In July 2023, WWE disclosed that federal law enforcement agents executed a search warrant and served a federal grand jury subpoena on McMahon in connection with the sexual-misconduct investigation, and demanded legal documents from WWE concerning the probe. To date, no charges have been brought in these investigations.

Nicholas Biase, chief of public affairs for the U.S. Attorney’s Office for the Southern District of New York, declined to comment. Attorneys representing McMahon in the civil lawsuit did not respond to requests for comment.

McMahon has strongly denied the allegations detailed in Grant’s suit. In a statement released when he stepped down from the TKO board, he said, “I stand by my prior statement that Ms. Grant’s lawsuit is replete with lies, obscene made-up instances that never occurred, and is a vindictive distortion of the truth. I intend to vigorously defend myself against these baseless accusations, and look forward to clearing my name.
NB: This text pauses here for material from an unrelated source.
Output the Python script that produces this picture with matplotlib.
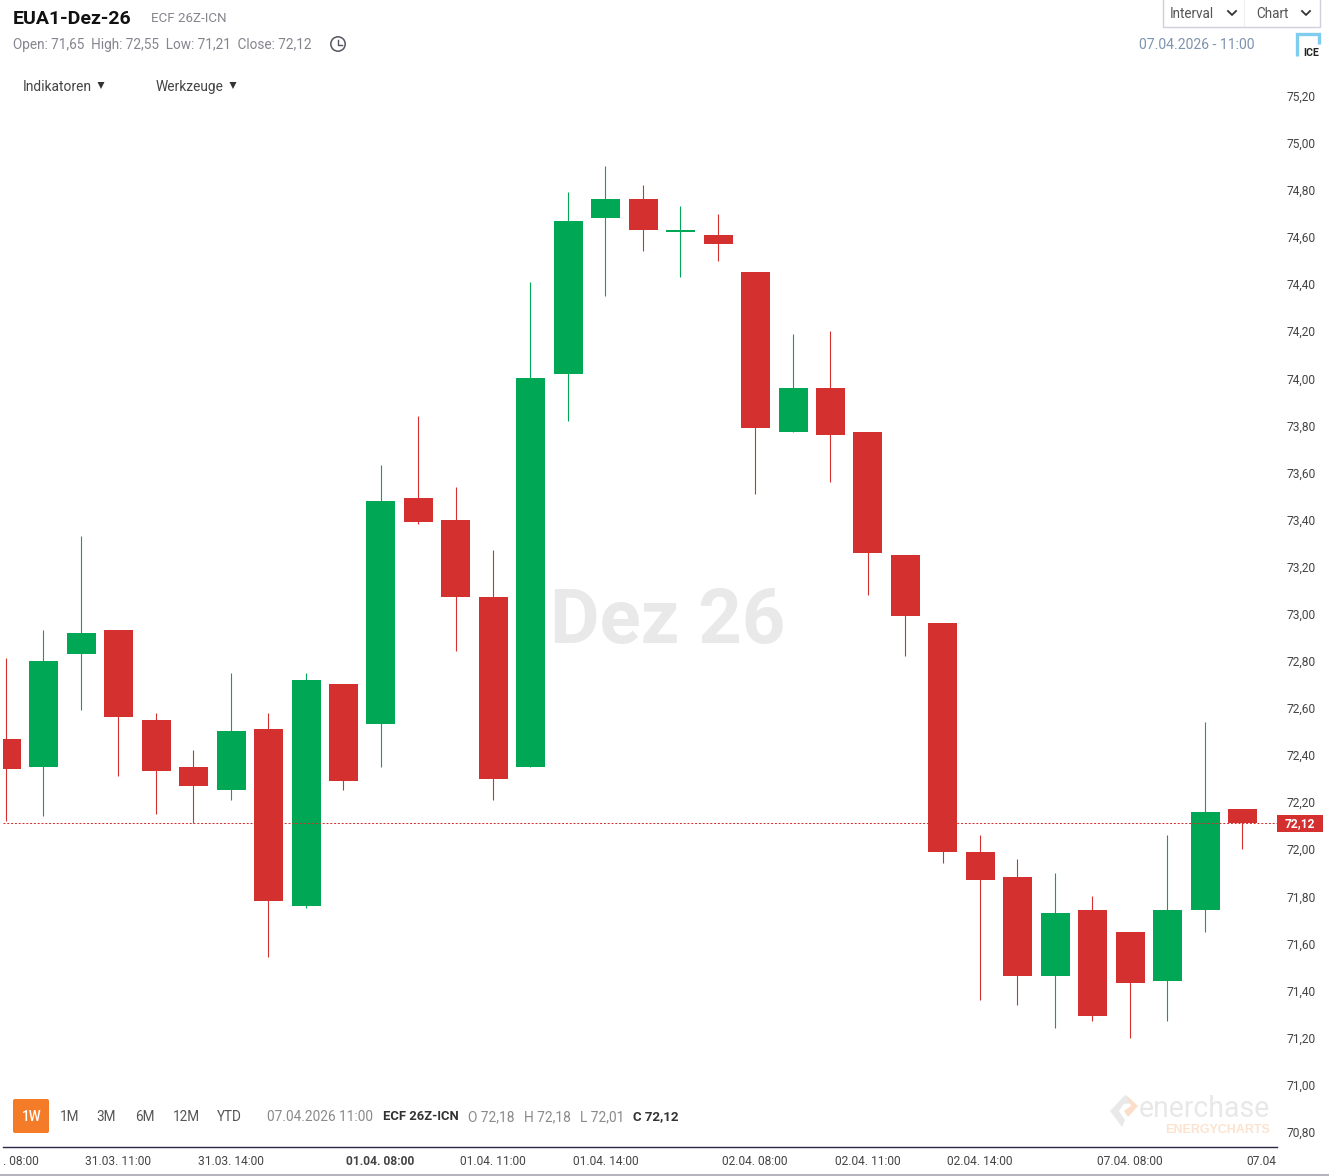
import matplotlib
matplotlib.use("Agg")
import matplotlib.pyplot as plt
from matplotlib.patches import Rectangle, Circle, FancyBboxPatch, Polygon
from matplotlib.transforms import ScaledTranslation

opens = [72.47, 72.35, 72.83, 72.93, 72.55, 72.35, 72.25, 72.51, 71.76, 72.70, 72.53, 73.49, 73.40, 73.07, 72.35, 74.02, 74.68,
         74.76, 74.62, 74.61, 74.45, 73.77, 73.96, 73.77, 73.25, 72.96, 71.99, 71.88, 71.46, 71.74, 71.65, 71.44, 71.74, 72.17]
closes = [72.34, 72.80, 72.92, 72.56, 72.33, 72.27, 72.50, 71.78, 72.72, 72.29, 73.48, 73.39, 73.07, 72.30, 74.00, 74.67, 74.76,
          74.63, 74.63, 74.57, 73.79, 73.96, 73.76, 73.26, 72.99, 71.99, 71.87, 71.46, 71.73, 71.29, 71.43, 71.74, 72.16, 72.11]
highs = [72.81, 72.93, 73.33, 72.93, 72.58, 72.42, 72.75, 72.58, 72.75, 72.70, 73.63, 73.84, 73.54, 73.27, 74.41, 74.79, 74.90,
         74.82, 74.73, 74.70, 74.45, 74.19, 74.20, 73.77, 73.25, 72.96, 72.06, 71.96, 71.90, 71.80, 71.65, 72.06, 72.54, 72.17]
lows = [72.12, 72.14, 72.59, 72.31, 72.15, 72.11, 72.21, 71.54, 71.75, 72.25, 72.35, 73.38, 72.84, 72.21, 72.35, 73.82, 74.35,
        74.54, 74.43, 74.50, 73.51, 73.77, 73.56, 73.08, 72.82, 71.94, 71.36, 71.34, 71.24, 71.27, 71.20, 71.27, 71.65, 72.00]

price_ticks = [70.8, 71.0, 71.2, 71.4, 71.6, 71.8, 72.0, 72.2, 72.4, 72.6, 72.8, 73.0,
               73.2, 73.4, 73.6, 73.8, 74.0, 74.2, 74.4, 74.6, 74.8, 75.0, 75.2]
time_ticks = [0, 3, 6, 10, 13, 16, 20, 23, 26, 30, 33]
time_labels = [". 08:00", "31.03. 11:00", "31.03. 14:00", "01.04. 08:00", "01.04. 11:00", "01.04. 14:00",
               "02.04. 08:00", "02.04. 11:00", "02.04. 14:00", "07.04. 08:00", "07.04"]
last_line = 72.11
last_tag = "72,12"
RED, GREEN = "#D53030", "#00A855"
FONT = "Roboto"

W, H = 1329, 1176
plt.rcParams["font.family"] = [FONT, "DejaVu Sans"]
fig = plt.figure(figsize=(W / 100, H / 100), dpi=100, facecolor="white")

def px(s):
    return s * 0.72

# overlay in pixel coordinates for the page furniture
ov = fig.add_axes([0, 0, 1, 1], zorder=0)
ov.set_xlim(0, W)
ov.set_ylim(H, 0)
ov.axis("off")

# main chart
L, R, B = 3, 1277, 1147
ax = fig.add_axes([L / W, 1 - B / H, (R - L) / W, B / H], zorder=1)
ax.patch.set_alpha(0)
step = 37.46
x0 = 6.0
ax.set_xlim((L - x0) / step, (R - x0) / step)
ax.set_ylim(70.735, 75.607)

xs = list(range(len(opens)))
for i in xs:
    col = GREEN if closes[i] >= opens[i] else RED
    ax.vlines(i, lows[i], highs[i], color=col, lw=0.8, zorder=2)
    ax.bar(i + 0.01, abs(closes[i] - opens[i]), bottom=min(opens[i], closes[i]), width=0.775,
           color=col, linewidth=0, zorder=3)
ax.axhline(last_line, color=RED, lw=0.72, dashes=(2.0, 1.8), zorder=4)

for s in ("top", "left", "right"):
    ax.spines[s].set_visible(False)
ax.spines["bottom"].set_color("#2B2745")
ax.spines["bottom"].set_linewidth(1.0)

ax.yaxis.tick_right()
ax.set_yticks(price_ticks)
ax.set_yticklabels([f"{v:.2f}".replace(".", ",") for v in price_ticks], fontsize=px(12), color="#444444")
ax.tick_params(axis="y", length=0, pad=7.2)
ax.set_xticks(time_ticks)
ax.set_xticklabels(time_labels, fontsize=px(12), color="#444444")
ax.tick_params(axis="x", length=0, pad=5.5)
tl = ax.get_xticklabels()
tl[3].set_fontweight("bold")
tl[0].set_ha("left")
tl[-1].set_ha("left")
tl[0].set_transform(tl[0].get_transform() + ScaledTranslation(-3 / 100, 0, fig.dpi_scale_trans))
tl[-1].set_transform(tl[-1].get_transform() + ScaledTranslation(4 / 100, 0, fig.dpi_scale_trans))

# last-price tag
ax.add_patch(Rectangle((1, last_line - 0.035), 46 / (R - L), 0.07, transform=ax.get_yaxis_transform(),
                       facecolor=RED, edgecolor="none", clip_on=False, zorder=5))
ax.text(1 + 23 / (R - L), last_line, last_tag, transform=ax.get_yaxis_transform(),
        color="white", fontsize=px(12), fontweight="bold", ha="center", va="center", zorder=6, clip_on=False)

# header
GREY = "#85858F"
ov.text(13, 18.5, "EUA1-Dez-26", fontsize=px(19.5), fontweight="bold", color="#111111", va="center")
ov.text(151, 18.5, "ECF 26Z-ICN", fontsize=px(13.4), color=GREY, va="center")
ov.text(13, 44.5, "Open: 71,65  High: 72,55  Low: 71,21  Close: 72,12", fontsize=px(13.65), color=GREY, va="center")
ov.add_patch(Circle((338, 44), 7.2, fill=False, ec="#555560", lw=1.1))
ov.plot([338, 338, 342], [39.5, 45, 45], color="#555560", lw=1.0)
ov.text(23, 87, "Indikatoren", fontsize=px(13.7), color="#444444", va="center")
ov.text(156, 87, "Werkzeuge", fontsize=px(13.7), color="#444444", va="center")
for x in (101, 233):
    ov.add_patch(Polygon([(x - 3.5, 82), (x + 3.5, 82), (x, 89)], fc="#333333", ec="none"))

# top-right controls
ov.plot([1162.5, 1162.5, 1319.5, 1319.5], [0, 26.5, 26.5, 0], color="#CFCFDD", lw=1)
ov.plot([1244, 1244], [0, 26], color="#F0F0F4", lw=1)
ov.text(1170, 14, "Interval", fontsize=px(13.5), color="#555555", va="center")
ov.text(1256, 14, "Chart", fontsize=px(13.5), color="#555555", va="center")
for x in (1232, 1306):
    ov.plot([x - 4, x, x + 4], [11, 15, 11], color="#333333", lw=1.3)
ov.text(1139, 45, "07.04.2026 - 11:00", fontsize=px(14), color="#7D93AE", va="center")
ov.plot([1296.5, 1296.5, 1318.5, 1318.5], [56, 34, 34, 44], color="#7FCDEE", lw=2.4, solid_capstyle="butt", solid_joinstyle="miter")
ov.add_patch(Rectangle((1301, 44), 20, 14, fc="white", ec="none"))
ov.text(1311.5, 52.5, "ICE", fontsize=px(10.5), fontweight="bold", color="#222222", ha="center", va="center")

# watermark
ov.text(667.5, 623, "Dez 26", fontsize=px(76), fontweight="bold", color="#E9E9E9", ha="center", va="center")

# range selector and OHLC row
ov.add_patch(FancyBboxPatch((15, 1101), 32, 30, boxstyle="round,pad=2,rounding_size=2", fc="#F47B27", ec="none"))
ov.text(31.5, 1117, "1W", fontsize=px(13.5), color="white", ha="center", va="center", fontweight="medium")
for lab, x in [("1M", 69.5), ("3M", 106.5), ("6M", 144.5), ("12M", 186), ("YTD", 229.5)]:
    ov.text(x, 1117, lab, fontsize=px(13.5), color="#555555", ha="center", va="center")
ov.text(267, 1117, "07.04.2026 11:00", fontsize=px(13.8), color="#8A8A8A", va="center")
ov.text(383, 1117, "ECF 26Z-ICN", fontsize=px(13), color="#333333", fontweight="bold", va="center")
for lab, x in [("O 72,18", 468), ("H 72,18", 524), ("L 72,01", 580)]:
    ov.text(x, 1117, lab, fontsize=px(13.8), color="#8A8A8A", va="center")
ov.text(633, 1117, "C 72,12", fontsize=px(13.2), color="#333333", fontweight="bold", va="center")

# enerchase logo
ov.add_patch(Polygon([(1125, 1095), (1134, 1103), (1124, 1104), (1119, 1111), (1125, 1120), (1122, 1127), (1110, 1111)],
                     fc="#E9E9E9", ec="none"))
ov.add_patch(Polygon([(1126, 1095), (1138, 1106), (1128, 1117), (1124, 1111), (1131, 1106)], fc="#FBDDC8", ec="none"))
ov.text(1270, 1109, "enerchase", fontsize=px(28.5), color="#E8E8E8", ha="right", va="center")
ov.text(1270, 1130, "ENERGYCHARTS", fontsize=px(12.5), fontweight="bold", color="#FCE3D0", ha="right", va="center", family="Liberation Sans")

# bottom rule
ov.plot([0, W], [1175, 1175], color="#A5A5B5", lw=1.2)

fig.savefig("out.png", dpi=100, facecolor="white")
However, out of respect for the WWE Universe, the extraordinary TKO business and its board members and shareholders, partners and constituents, and all of the employees and Superstars who helped make WWE into the global leader it is today, I have decided to resign from my executive chairmanship and the TKO board of directors, effective immediately.”

Grant’s lawsuit alleged that McMahon abused and sexually exploited her when he was CEO of the wrestling-entertainment company and that the exec allegedly trafficked her to other men in an attempt to recruit prospective wrestlers. The lawsuit seeks unspecified monetary damages as well as a declaratory judgment that a nondisclosure agreement Grant signed while she was a WWE employee is “void and unenforceable, and does not bar any of Plaintiff’s claims against Defendants McMahon and WWE.”

McMahon had stepped down as WWE’s CEO in June 2022 amid an investigation by the company’s board into alleged hush-money payments to women who accused him of sexual misconduct. As WWE’s chief exec, McMahon made payments totaling $19.6 million dating back to 2007 related to alleged misconduct, the company disclosed. In March 2023, McMahon paid WWE $17.4 million for costs the company incurred in investigating misconduct allegations against him.

McMahon returned to the company in January 2023 as executive chairman to lead efforts to sell WWE, which last year merged with UFC to form TKO Group Holdings as a separately traded public company in the deal engineered by Endeavor. To date, McMahon has earned about $1.5 billion from the sale of TKO Group stock. Following those sales, McMahon owns approximately 8 million shares in TKO Group, per its most recent filings; McMahon has pledged 7.17 million of his shares as collateral “to secure his obligations under loans” from Morgan Stanley Private Bank, National Association.

According to Grant’s lawsuit, McMahon and Laurinaitis — on WWE property and using WWE funding — both engaged in sexual assault and trafficking of Grant “both for their own pleasure and as a pawn to secure talent deals with prospective wrestlers they were recruiting.” McMahon “repeatedly used sex toys named after other WWE employees, wrestlers and performers to sexually groom Ms. Grant for trafficking to those same people,” per the suit.